We back up all customer content at least once daily. We do not utilise portable or removable media for backups.
Data privacy
Data privacy generally means the ability of a person to determine for themselves when, how, and to what extent personal information about them is shared with or communicated to others. We have implemented several policies to keep your data private.
Customer segregation
Typefi Cloud Bronze service is multi-tenant and does not segment your data from other users’ data. Your data may live on the same servers as another user’s data. We consider your data private and do not permit another user to access it unless you explicitly share it.

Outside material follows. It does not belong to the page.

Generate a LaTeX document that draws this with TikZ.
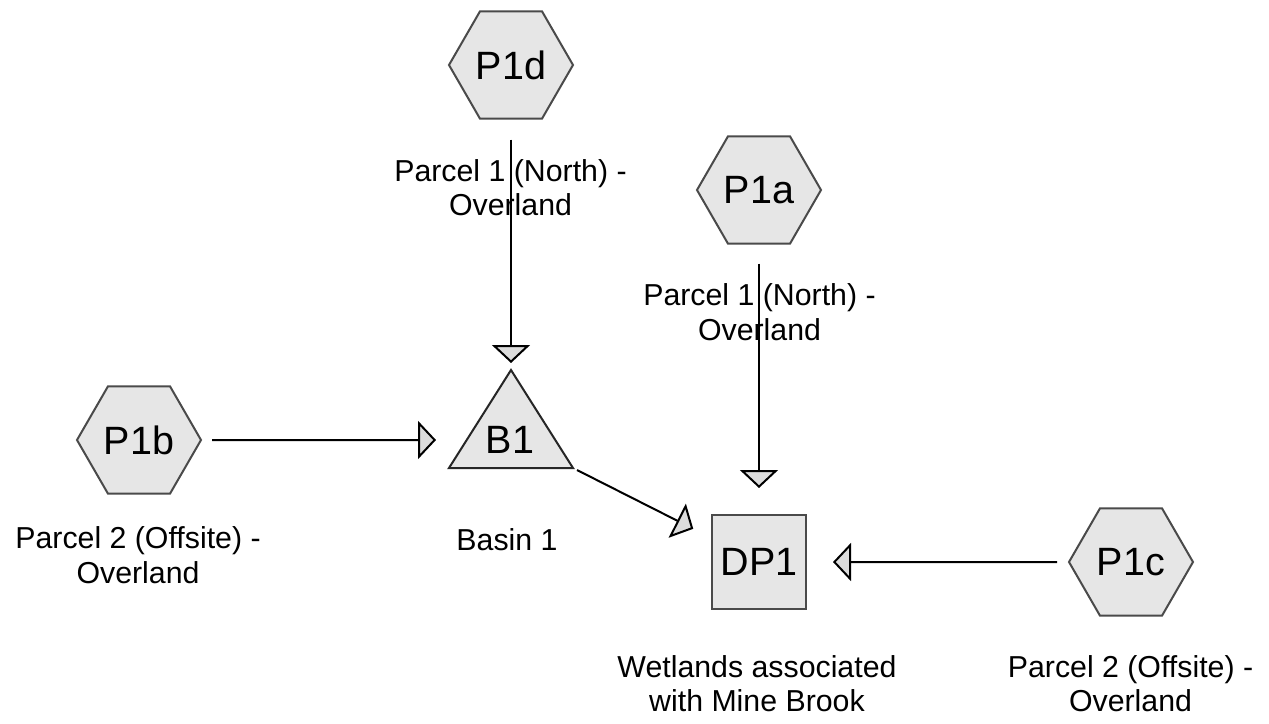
\documentclass[tikz,border=0pt]{standalone}
\usepackage{fontspec}
\setmainfont{Liberation Sans}
\usetikzlibrary{shapes.geometric,arrows.meta}
\definecolor{shapefill}{HTML}{E6E6E6}
\definecolor{tipfill}{HTML}{DCDCDC}
\definecolor{shapeline}{HTML}{4A4A4A}
\tikzset{
  hexnode/.style={regular polygon, regular polygon sides=6, minimum size=124pt,
    inner sep=0pt, outer sep=0pt, draw=shapeline, fill=shapefill, line width=2pt,
    font=\fontsize{39.5}{47}\selectfont},
  boxnode/.style={rectangle, minimum size=94pt, inner sep=0pt, outer sep=0pt,
    draw=shapeline, fill=shapefill, line width=2pt, font=\fontsize{39.5}{47}\selectfont},
  trishape/.style={draw=black!85, fill=shapefill, line width=2pt, line join=miter},
  trilabel/.style={inner sep=0pt, font=\fontsize{39.5}{47}\selectfont},
  flow/.style={line width=2pt, draw=black, -{Triangle[length=18pt,width=38pt,fill=tipfill]}},
  lbl/.style={font=\fontsize{30.3}{34.5}\selectfont, align=center, anchor=base, inner sep=0pt},
}
\begin{document}
\begin{tikzpicture}[x=1pt,y=-1pt]
\useasboundingbox[fill=white] (0,0) rectangle (1269,723);

% nodes
\node[hexnode] (P1d) at (511,65) {P1d};
\node[hexnode] (P1a) at (759,190) {P1a};
\node[hexnode] (P1b) at (139,440) {P1b};
\node[hexnode] (P1c) at (1131,562) {P1c};
\node[boxnode] (DP1) at (759,562) {DP1};

% basin triangle
\draw[trishape] (511,370) coordinate (B1top) -- (573,468) coordinate (B1r)
  -- (449,468) coordinate (B1l) -- cycle;
\node[trilabel] (B1) at (510,440) {B1};
\coordinate (B1w) at (466.7,440);

% labels (anchor = baseline of the last line)
\node[lbl] (L1d) at (510.5,215.5) {Parcel 1 (North) -\\Overland};
\node[lbl] (L1a) at (759.5,340) {Parcel 1 (North) -\\Overland};
\node[lbl] (L1b) at (138,583) {Parcel 2 (Offsite) -\\Overland};
\node[lbl] (LB1) at (507,550) {Basin 1};
\node[lbl] (LDP1) at (757,711.5) {Wetlands associated\\with Mine Brook};
\node[lbl] (L1c) at (1130.5,711.5) {Parcel 2 (Offsite) -\\Overland};

% connectors
\draw[flow, shorten <=21pt, shorten >=7pt] (P1d) -- (B1top);
\draw[flow, shorten <=11pt, shorten >=30.7pt] (P1b) -- (B1w);
\draw[flow, shorten <=4.5pt, shorten >=21pt] (B1r) -- (DP1);
\draw[flow, shorten <=20pt, shorten >=27pt] (P1a) -- (DP1);
\draw[flow, shorten <=12pt, shorten >=27pt] (P1c) -- (DP1);
\end{tikzpicture}
\end{document}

Typefi Cloud Gold is a single-tenant solution for running a managed instance of Typefi Server for Workgroup and Adobe InDesign Server. Each instance is dedicated to a single organisation, and only members of that organisation are granted login access. Typefi Cloud Gold instances offer customers the ability to control upgrade schedules for Typefi solutions, run custom scripts, and enable the use of third-party tools.

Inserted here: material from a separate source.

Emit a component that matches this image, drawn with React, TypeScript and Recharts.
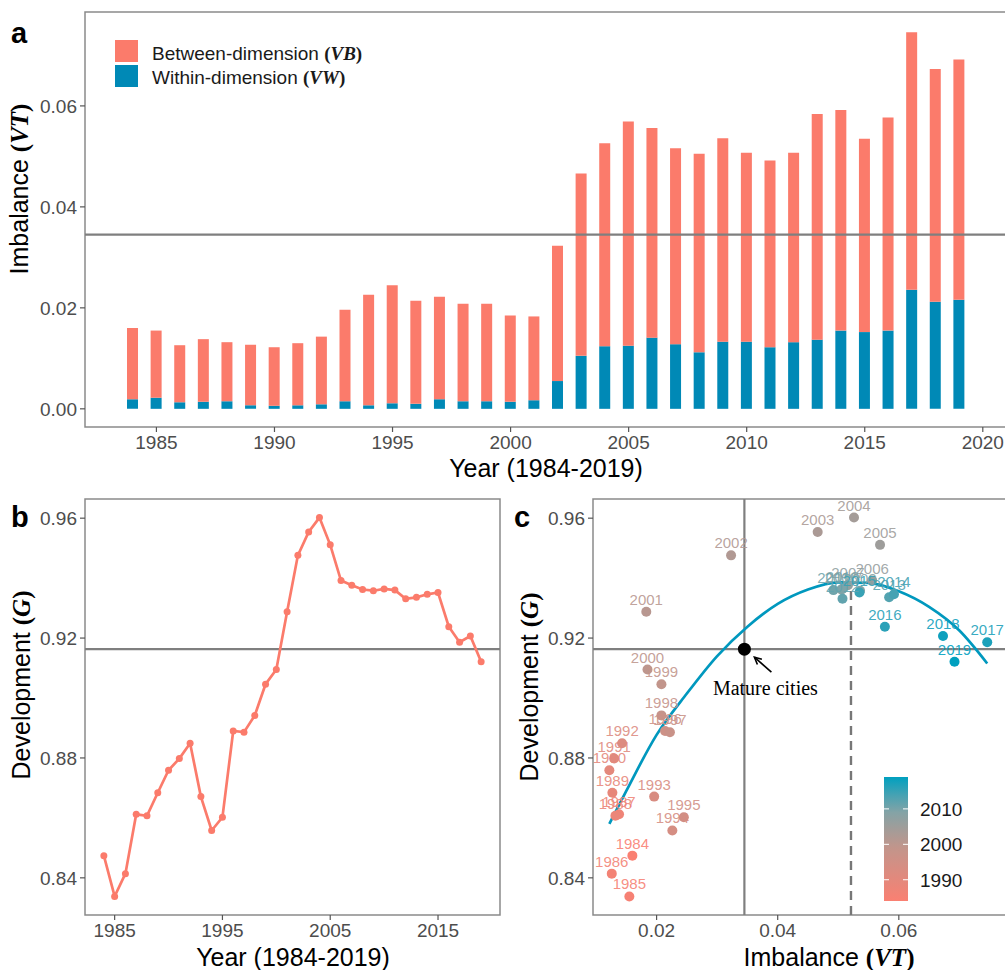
import React from 'react'
import {
  BarChart, Bar, LineChart, Line, ComposedChart, Scatter,
  XAxis, YAxis, ReferenceLine, ReferenceArea,
} from 'recharts'

const FONT = '"Liberation Sans", Arial, sans-serif'
const SERIF = '"Liberation Serif", "Times New Roman", serif'

const YEARS = [
  1984, 1985, 1986, 1987, 1988, 1989, 1990, 1991, 1992, 1993, 1994, 1995,
  1996, 1997, 1998, 1999, 2000, 2001, 2002, 2003, 2004, 2005, 2006, 2007,
  2008, 2009, 2010, 2011, 2012, 2013, 2014, 2015, 2016, 2017, 2018, 2019,
]
// total imbalance VT (top of each bar)
const VT = [
  0.0160, 0.0155, 0.0126, 0.0138, 0.0132, 0.0127, 0.0122, 0.0130, 0.0143, 0.0196, 0.0226, 0.0245,
  0.0214, 0.0222, 0.0208, 0.0208, 0.0185, 0.0183, 0.0323, 0.0466, 0.0526, 0.0569, 0.0556, 0.0516,
  0.0505, 0.0536, 0.0507, 0.0492, 0.0507, 0.0584, 0.0592, 0.0535, 0.0577, 0.0746, 0.0673, 0.0692,
]
// within-dimension part VW
const VW = [
  0.0019, 0.0022, 0.0013, 0.0014, 0.0015, 0.0007, 0.0006, 0.0007, 0.0009, 0.0015, 0.0007, 0.0011,
  0.0010, 0.0019, 0.0015, 0.0015, 0.0014, 0.0017, 0.0055, 0.0105, 0.0124, 0.0125, 0.0141, 0.0128,
  0.0112, 0.0133, 0.0133, 0.0122, 0.0132, 0.0137, 0.0155, 0.0152, 0.0155, 0.0236, 0.0212, 0.0216,
]
// development G
const G = [
  0.8474, 0.8338, 0.8414, 0.8612, 0.8607, 0.8684, 0.8759, 0.8798, 0.8849, 0.8671, 0.8558, 0.8602,
  0.8890, 0.8886, 0.8942, 0.9046, 0.9095, 0.9288, 0.9476, 0.9554, 0.9602, 0.9511, 0.9392, 0.9376,
  0.9362, 0.9358, 0.9364, 0.9360, 0.9331, 0.9336, 0.9346, 0.9352, 0.9238, 0.9186, 0.9207, 0.9121,
]
// fitted curve in panel c
const CURVE_VT = [0.0122, 0.015, 0.02, 0.025, 0.03, 0.035, 0.04, 0.045, 0.05, 0.055, 0.06, 0.065, 0.07, 0.0746]
const CURVE_G = [0.858, 0.869, 0.8877, 0.9015, 0.914, 0.9238, 0.9314, 0.9362, 0.9386, 0.9384, 0.9356, 0.9304, 0.9225, 0.9115]

const MEAN_VT = 0.0345
const MEAN_G = 0.9163
const PEAK_VT = 0.0521
const PEAK_G = 0.9386

const A_X_TICKS = [1985, 1990, 1995, 2000, 2005, 2010, 2015, 2020]
const A_Y_TICKS = [0, 0.02, 0.04, 0.06]
const B_X_TICKS = [1985, 1995, 2005, 2015]
const G_TICKS = [0.84, 0.88, 0.92, 0.96]
const C_X_TICKS = [0.02, 0.04, 0.06]
const LEGEND_YEARS = [1990, 2000, 2010]

const A_X_DOMAIN = [1981.975, 2021.025]
const A_Y_DOMAIN = [-0.0036, 0.0786]
const B_X_DOMAIN = [1982.25, 2020.75]
const G_DOMAIN = [0.8276, 0.9664]
const C_X_DOMAIN = [0.0095, 0.0777]

const SALMON = '#FB7B6B'
const TEAL = '#0089B6'
const CURVE = '#0098BE'
const BORDER = '#8a8a8a'
const REFLINE = '#7f7f7f'

const COLOR_STOPS: [number, number[]][] = [
  [1984, [250, 128, 114]],
  [2000, [190, 150, 141]],
  [2010, [125, 164, 169]],
  [2019, [0, 160, 191]],
]

function yearColor(y: number) {
  for (let i = 0; i < COLOR_STOPS.length - 1; i++) {
    const [y0, c0] = COLOR_STOPS[i]
    const [y1, c1] = COLOR_STOPS[i + 1]
    if (y <= y1 || i === COLOR_STOPS.length - 2) {
      const t = Math.max(0, Math.min(1, (y - y0) / (y1 - y0)))
      const c = c0.map((v, k) => Math.round(v + (c1[k] - v) * t))
      return `rgb(${c[0]},${c[1]},${c[2]})`
    }
  }
  return 'black'
}

const barRows = YEARS.map((year, i) => ({ year, vw: VW[i], vb: VT[i] - VW[i] }))
const lineRows = YEARS.map((year, i) => ({ year, g: G[i] }))
const pointRows = YEARS.map((year, i) => ({ x: VT[i], g: G[i], year }))
const curveRows = CURVE_VT.map((x, i) => ({ x, g: CURVE_G[i] }))
const matureRows = [{ x: MEAN_VT, g: MEAN_G }]

const tickStyle = { fill: '#4d4d4d', fontSize: 19, fontFamily: FONT }
const tickLine = { stroke: '#555', strokeWidth: 1.2 }

const YearDot = (p: any) => (
  <circle cx={p.cx} cy={p.cy} r={5} fill={yearColor(p.payload.year)} />
)
const YearLabel = (p: any) => (
  <text x={p.cx} y={p.cy - 7} textAnchor="middle" fontSize={15} fontFamily={FONT}
    fill={yearColor(p.payload.year)} fillOpacity={0.9}>{p.payload.year}</text>
)
const MatureMark = (p: any) => {
  const { cx, cy } = p
  return (
    <g>
      <circle cx={cx} cy={cy} r={6.5} fill="#000" />
      <line x1={cx + 27} y1={cy + 23} x2={cx + 10} y2={cy + 8} stroke="#000" strokeWidth={1.6} />
      <polyline points={`${cx + 17.5},${cy + 10} ${cx + 10},${cy + 8} ${cx + 13},${cy + 15.3}`}
        fill="none" stroke="#000" strokeWidth={1.6} />
      <text x={cx + 21} y={cy + 46} textAnchor="middle" fontSize={20} fontFamily={SERIF} fill="#000">Mature cities</text>
    </g>
  )
}

function PanelA() {
  return (
    <BarChart width={1010} height={480} data={barRows} margin={{ top: 12, right: 3, bottom: 0, left: 0 }}>
      <XAxis type="number" dataKey="year" domain={A_X_DOMAIN} allowDataOverflow ticks={A_X_TICKS} interval={0}
        tick={tickStyle} tickLine={tickLine} axisLine={false} tickSize={5} tickMargin={4} height={53} />
      <YAxis type="number" domain={A_Y_DOMAIN} allowDataOverflow ticks={A_Y_TICKS} interval={0}
        tickFormatter={(v: number) => v.toFixed(2)}
        tick={tickStyle} tickLine={tickLine} axisLine={false} tickSize={5} tickMargin={3} width={85} />
      <Bar dataKey="vw" stackId="s" fill={TEAL} barSize={11} isAnimationActive={false} />
      <Bar dataKey="vb" stackId="s" fill={SALMON} barSize={11} isAnimationActive={false} />
      <ReferenceLine y={MEAN_VT} stroke={REFLINE} strokeWidth={2.2} />
      <ReferenceArea x1={A_X_DOMAIN[0]} x2={A_X_DOMAIN[1]} y1={A_Y_DOMAIN[0]} y2={A_Y_DOMAIN[1]}
        fill="none" stroke={BORDER} strokeWidth={1.5} ifOverflow="visible" />
    </BarChart>
  )
}

function PanelB() {
  return (
    <LineChart width={503} height={490} data={lineRows} margin={{ top: 19, right: 3, bottom: 0, left: 0 }}>
      <XAxis type="number" dataKey="year" domain={B_X_DOMAIN} allowDataOverflow ticks={B_X_TICKS} interval={0}
        tick={tickStyle} tickLine={tickLine} axisLine={false} tickSize={5} tickMargin={4} height={55} />
      <YAxis type="number" domain={G_DOMAIN} allowDataOverflow ticks={G_TICKS} interval={0}
        tickFormatter={(v: number) => v.toFixed(2)}
        tick={tickStyle} tickLine={tickLine} axisLine={false} tickSize={5} tickMargin={3} width={85} />
      <ReferenceLine y={MEAN_G} stroke={REFLINE} strokeWidth={2.2} />
      <Line type="linear" dataKey="g" stroke={SALMON} strokeWidth={2.7}
        dot={{ r: 3.5, fill: SALMON, stroke: SALMON, strokeWidth: 0 }} activeDot={false} isAnimationActive={false} />
      <ReferenceArea x1={B_X_DOMAIN[0]} x2={B_X_DOMAIN[1]} y1={G_DOMAIN[0]} y2={G_DOMAIN[1]}
        fill="none" stroke={BORDER} strokeWidth={1.5} ifOverflow="visible" />
    </LineChart>
  )
}

function PanelC() {
  return (
    <ComposedChart width={501} height={490} margin={{ top: 19, right: 3, bottom: 0, left: 0 }}>
      <XAxis type="number" dataKey="x" domain={C_X_DOMAIN} allowDataOverflow ticks={C_X_TICKS} interval={0}
        tickFormatter={(v: number) => v.toFixed(2)}
        tick={tickStyle} tickLine={tickLine} axisLine={false} tickSize={5} tickMargin={4} height={55} />
      <YAxis type="number" dataKey="g" domain={G_DOMAIN} allowDataOverflow ticks={G_TICKS} interval={0}
        tickFormatter={(v: number) => v.toFixed(2)}
        tick={tickStyle} tickLine={tickLine} axisLine={false} tickSize={5} tickMargin={3} width={85} />
      <ReferenceLine x={MEAN_VT} stroke={REFLINE} strokeWidth={2.2} />
      <ReferenceLine y={MEAN_G} stroke={REFLINE} strokeWidth={2.2} />
      <ReferenceLine segment={[{ x: PEAK_VT, y: G_DOMAIN[0] }, { x: PEAK_VT, y: PEAK_G }]}
        stroke="#777" strokeWidth={2.4} strokeDasharray="9 6" />
      <Scatter data={pointRows} shape={YearDot} isAnimationActive={false} />
      <Line data={curveRows} type="monotone" dataKey="g" stroke={CURVE} strokeWidth={2.7}
        dot={false} activeDot={false} isAnimationActive={false} />
      <Scatter data={pointRows} shape={YearLabel} isAnimationActive={false} />
      <Scatter data={matureRows} shape={MatureMark} isAnimationActive={false} />
      <ReferenceArea x1={C_X_DOMAIN[0]} x2={C_X_DOMAIN[1]} y1={G_DOMAIN[0]} y2={G_DOMAIN[1]}
        fill="none" stroke={BORDER} strokeWidth={1.5} ifOverflow="visible" />
    </ComposedChart>
  )
}

function Overlay() {
  const legTop = 777
  const legH = 124
  const legY = (yr: number) => legTop + legH - ((yr - YEARS[0]) / (YEARS[YEARS.length - 1] - YEARS[0])) * legH
  const titleStyle = { fontFamily: FONT, fontSize: 25, fill: '#000' }
  const serifBold = { fontFamily: SERIF, fontWeight: 700 }
  return (
    <svg width={1005} height={970} style={{ position: 'absolute', left: 0, top: 0, pointerEvents: 'none' }}>
      <defs>
        <linearGradient id="yearGrad" x1="0" y1="1" x2="0" y2="0">
          {YEARS.filter((_, i) => i % 5 === 0 || i === YEARS.length - 1).map((yr) => (
            <stop key={yr} offset={(yr - YEARS[0]) / (YEARS[YEARS.length - 1] - YEARS[0])} stopColor={yearColor(yr)} />
          ))}
        </linearGradient>
      </defs>
      {/* panel letters */}
      <text x={11} y={43} fontFamily={FONT} fontWeight={700} fontSize={29}>a</text>
      <text x={11} y={527} fontFamily={FONT} fontWeight={700} fontSize={29}>b</text>
      <text x={514} y={527} fontFamily={FONT} fontWeight={700} fontSize={29}>c</text>

      {/* legend a */}
      <rect x={115} y={40} width={23} height={22} fill={SALMON} />
      <rect x={115} y={65} width={23} height={22} fill={TEAL} />
      <text x={152} y={60} fontFamily={FONT} fontSize={19} fill="#1a1a1a">
        Between-dimension <tspan {...serifBold}>(</tspan><tspan {...serifBold} fontStyle="italic">VB</tspan><tspan {...serifBold}>)</tspan>
      </text>
      <text x={152} y={84} fontFamily={FONT} fontSize={19} fill="#1a1a1a">
        Within-dimension <tspan {...serifBold}>(</tspan><tspan {...serifBold} fontStyle="italic">VW</tspan><tspan {...serifBold}>)</tspan>
      </text>

      {/* axis titles */}
      <text x={546} y={477} textAnchor="middle" {...titleStyle}>Year (1984-2019)</text>
      <text x={293} y={966} textAnchor="middle" {...titleStyle}>Year (1984-2019)</text>
      <text x={829} y={966} textAnchor="middle" {...titleStyle}>
        Imbalance <tspan {...serifBold}>(</tspan><tspan {...serifBold} fontStyle="italic">VT</tspan><tspan {...serifBold}>)</tspan>
      </text>
      <text x={28} y={189} textAnchor="middle" transform="rotate(-90 28 189)" {...titleStyle}>
        Imbalance <tspan {...serifBold}>(</tspan><tspan {...serifBold} fontStyle="italic">VT</tspan><tspan {...serifBold}>)</tspan>
      </text>
      <text x={29.5} y={685} textAnchor="middle" transform="rotate(-90 29.5 685)" {...titleStyle}>
        Development <tspan {...serifBold}>(</tspan><tspan {...serifBold} fontStyle="italic">G</tspan><tspan {...serifBold}>)</tspan>
      </text>
      <text x={537.5} y={687} textAnchor="middle" transform="rotate(-90 537.5 687)" {...titleStyle}>
        Development <tspan {...serifBold}>(</tspan><tspan {...serifBold} fontStyle="italic">G</tspan><tspan {...serifBold}>)</tspan>
      </text>

      {/* colour bar legend c */}
      <rect x={884} y={legTop} width={24} height={legH} fill="url(#yearGrad)" />
      {LEGEND_YEARS.map((yr) => (
        <g key={yr}>
          <line x1={884} x2={889} y1={legY(yr)} y2={legY(yr)} stroke="#fff" strokeWidth={1} />
          <line x1={903} x2={908} y1={legY(yr)} y2={legY(yr)} stroke="#fff" strokeWidth={1} />
          <text x={920} y={legY(yr)} dy="0.36em" fontFamily={FONT} fontSize={19} fill="#1a1a1a">{yr}</text>
        </g>
      ))}
    </svg>
  )
}

export default function App() {
  return (
    <div style={{ position: 'absolute', left: 0, top: 0, width: 1005, height: 970, overflow: 'hidden', background: '#fff' }}>
      <div style={{ position: 'absolute', left: 0, top: 0 }}><PanelA /></div>
      <div style={{ position: 'absolute', left: 0, top: 480 }}><PanelB /></div>
      <div style={{ position: 'absolute', left: 508, top: 480 }}><PanelC /></div>
      <Overlay />
    </div>
  )
}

Data retention and deletion
Typefi retains your content unless you specifically request removal or delete it from Typefi Cloud. The data is stored in production environments and backups. To request deletion of all data, please email help@typefi.com.

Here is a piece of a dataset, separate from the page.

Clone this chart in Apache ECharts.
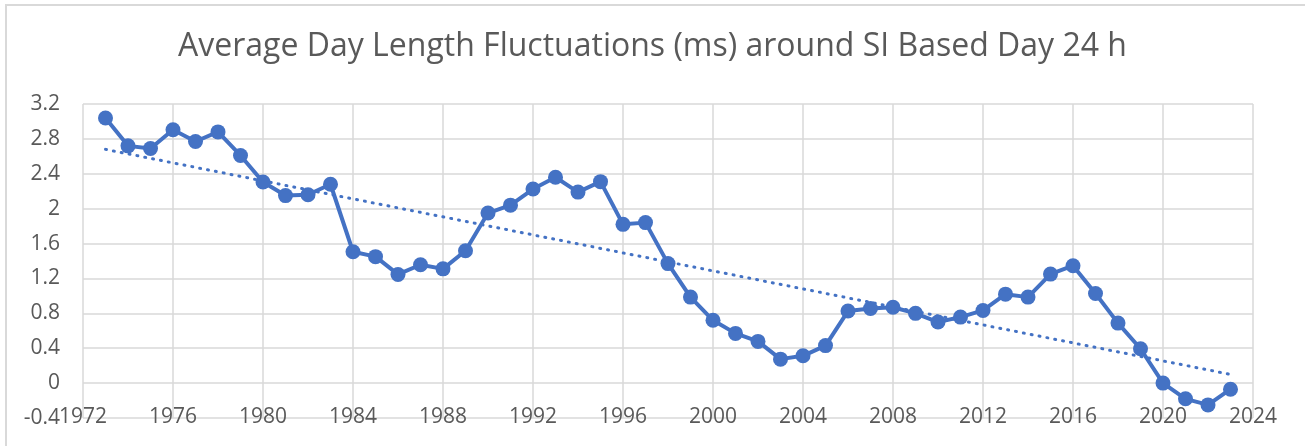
<!DOCTYPE html>
<html>
<head>
<meta charset="utf-8">
<script src="https://cdn.jsdelivr.net/npm/echarts@6/dist/echarts.min.js"></script>
<style>html,body{margin:0;padding:0;background:#fff;}#c{width:1305px;height:446px;}</style>
</head>
<body>
<div id="c"></div>
<script>
const titleText = 'Average Day Length Fluctuations (ms) around SI Based Day 24 h';
const years = [1973,1974,1975,1976,1977,1978,1979,1980,1981,1982,1983,1984,1985,1986,1987,1988,1989,1990,1991,1992,1993,1994,1995,1996,1997,1998,1999,2000,2001,2002,2003,2004,2005,2006,2007,2008,2009,2010,2011,2012,2013,2014,2015,2016,2017,2018,2019,2020,2021,2022,2023];
const dayLength = [3.04,2.72,2.69,2.905,2.77,2.88,2.61,2.305,2.15,2.16,2.28,1.506,1.45,1.246,1.357,1.31,1.518,1.95,2.04,2.225,2.36,2.19,2.31,1.82,1.84,1.37,0.986,0.72,0.57,0.478,0.275,0.313,0.43,0.826,0.856,0.87,0.80,0.70,0.757,0.833,1.02,0.986,1.25,1.346,1.028,0.688,0.394,0.0,-0.18,-0.25,-0.07];
const trendYears = [1973, 2023];
const trendValues = [2.68, 0.10];

const chart = echarts.init(document.getElementById('c'), null, {renderer:'canvas'});
const FONT = 'Open Sans';
chart.setOption({
  animation: false,
  backgroundColor: '#fff',
  title: {
    text: titleText, left: 'center', top: 26,
    textStyle: {fontFamily: FONT, fontSize: 32, fontWeight: 'normal', color: '#595959'}
  },
  graphic: [{
    type: 'rect', shape: {x: 6, y: 5, width: 1400, height: 500},
    style: {fill: 'none', stroke: '#d9d9d9', lineWidth: 2}, silent: true
  }],
  grid: {left: 83, right: 52, top: 104, bottom: 28, containLabel: false},
  xAxis: {
    type: 'value', min: 1972, max: 2024, interval: 4,
    axisLine: {show: false}, axisTick: {show: false},
    axisLabel: {fontFamily: FONT, fontSize: 21, color: '#595959', margin: -11, formatter: v => String(v)},
    splitLine: {show: true, lineStyle: {color: '#d9d9d9', width: 1.5}}
  },
  yAxis: {
    type: 'value', min: -0.4, max: 3.2, interval: 0.4,
    axisLine: {show: false}, axisTick: {show: false},
    axisLabel: {fontFamily: FONT, fontSize: 21, color: '#595959', margin: 23, formatter: v => String(+v.toFixed(1))},
    splitLine: {show: true, lineStyle: {color: '#d9d9d9', width: 1.5}}
  },
  series: [
    {
      type: 'line', data: trendYears.map((y, i) => [y, trendValues[i]]),
      symbol: 'none', z: 2,
      lineStyle: {color: '#4472C4', width: 3, type: [1, 7], cap: 'round'}
    },
    {
      type: 'line', data: years.map((y, i) => [y, dayLength[i]]),
      symbol: 'circle', symbolSize: 15, z: 3,
      itemStyle: {color: '#4472C4'},
      lineStyle: {color: '#4472C4', width: 4}
    }
  ]
});
</script>
</body>
</html>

Media disposal and destruction
We securely erase or destroy all storage media if it has ever been used to store user data. We follow the National Institute of Standards and Technology's (NIST) guidance in special publication 800-88 to accomplish this. NIST 800-88 is a US government document that provides methodical guidance for erasing data from electronic storage media.
We utilise various storage options in Amazon Web Services (AWS), including local disks, persistent disks, and AWS S3 buckets. We take advantage of AWS's cryptographic erasure processes to ensure that repurposing storage does not expose private customer data.
Activity logging
Typefi performs server-side logging of client interactions with our services. This includes web server access logging, as well as activity logging for actions taken through our API. We also collect event data from our applications with your consent.
Transport encryption
Typefi uses industry-standard encryption to protect your data in transit. This is commonly referred to as transport layer security (TLS) or secure socket layer (SSL) technology.
Encryption at rest
We enable Amazon Web Services (AWS) encryption on all local disks, persistent disks, and AWS S3 buckets. More technically, we use AWS's server-side encryption feature with AWS-managed encryption keys to encrypt all data at rest, transparently and automatically. AWS's server-side encryption uses one of the strongest block ciphers available to encrypt your data, 256-bit Advanced Encryption Standard (AES-256).